Here are some techniques that have served me well in writing efficient programs. I learned to program on small slow machines; the standard Computer Science machine in grad school, on which much of the original famous research was done in the 1970s, was a PDP-10 with about 1MB of memory running under 1 MIPS. Paradoxically, when running large problems on current machines, efficiency is still important because external storage is perhaps {$10^5$} slower than main memory. Also, with larger {$N$}, you are farther out on the asymptotic curve. When {$N=10^9$}, as for some of my implementations, {$\lg N$} is a very large factor, i.e., 30.

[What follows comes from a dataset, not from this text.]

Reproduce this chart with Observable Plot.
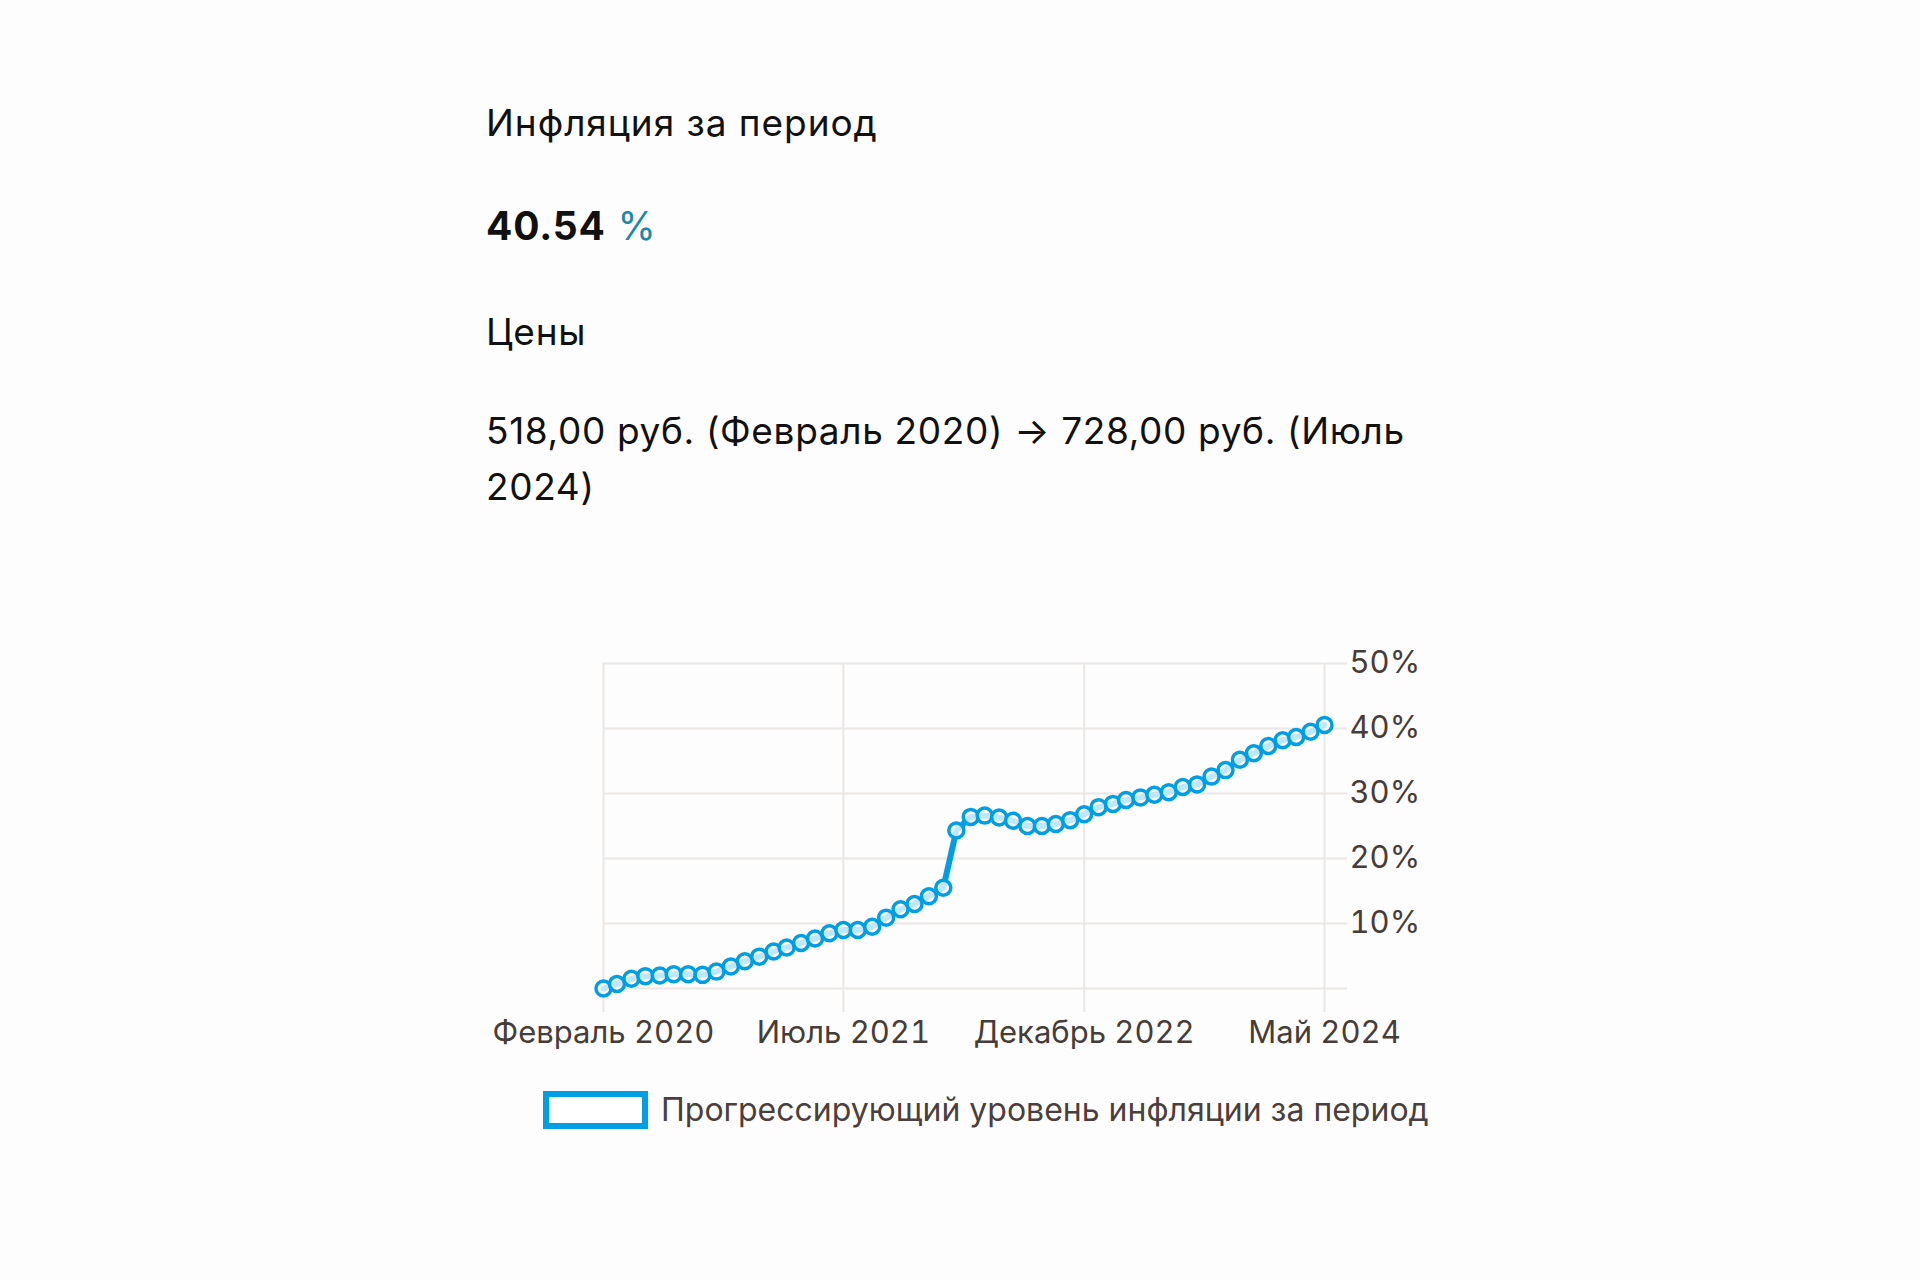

My implementations include:

1. Finding Connected Components on a {$1000\times1000\times1000$} array of bits in {$E^3$}.
2. Preprocessing almost {$2\cdot10^8$} points in {$E^3$} to support efficient nearest neighbor queries.
3. Computing the volume and surface area of the Union of {$2\cdot10^7$} cubes.

Here are the tips.

1. Do not dynamically allocate, 1-by-1, millions of elements, such as points. That appears to take superlinear time. Either allocate one array of them, or better:
2. Allocate storage at compile time. Advantages:
1. Fewer pointers are needed, e.g., for multi-dimensional arrays.
2. The storage overhead for heap objects is avoided.
3. Those 2 items allow more data to be stored in core.
4. Addresses are known at compile time, allowing possible optimizations.
3. If the size of, say, a grid, is variable, then allocate a maximum size at compile time, and recompile the program if that is too small.
4. Then you can use boost arrays, which are especially good for multi-dimensional arrays.
There are other good things in boost; study it.
5. Also study the several books on C++ programming techniques.
6. Rather than using a pointer to a small object, consider storing the object locally in place of the pointer.
E.g., consider a balanced binary search tree of 4-byte objects. With {$N$} objects, there are {$N-1$} internal nodes and {$2N-2$} internal pointers, at 4 bytes each. Note that, as {$N\rightarrow\infty$}, the pointers take twice as much space as the objects.
Alternatively, you could pack the objects sequentially, w/o any pointers, saving 2/3 of the total space. If the tree is not balanced, you have to store its topology, which takes 2 bits per internal node. In either case, however, access time rose from {$\log N$} to {$N$}.
You can replace the bottom layer of pointers by storing the objects inside the bottom layers of internal nodes, in place of the pointers to the objects. That deletes 1/2 of the pointers and 1/3 of the total space. Access time, including insertion and deletion, is still {$\log N$}. You need 1 bit per field to distinguish a pointer from an object.
A similar process is possible for the bottom {$k$} levels of the tree, to trade off time and space. The result is a pointer-based tree of smaller compact trees.
7. With millions of objects, minimize the size of each object, e.g. with short int instead of int and float instead of double (when reasonable).
8. Instead of using a pointer to one of many objects of the same type, if they are all part of a global array, use the index in that array. This may not be faster, but is easier to debug, since the index is a smaller number and so easier to understand.
9. Here's how I optimize (in time and space) an array of sets of objects, such as a grid with a different number of points in each cell.
1. Read the points in, and keep a count of the number in each cell. Do not store the points yet.
2. Allocate a ragged array just big enough.
3. Read the points a second time and populate the ragged array.
The obvious alternative would be a linked list for the points in each cell. In contrast:
1. My method uses no pointers, and so is smaller. For 4-byte objects, the space reduction is a factor of 2.
2. The points in each cell can be randomly accessed in constant time since you don't have to trace along a linked list.
3. However, objects cannot be added later; the data structure is constant after creation.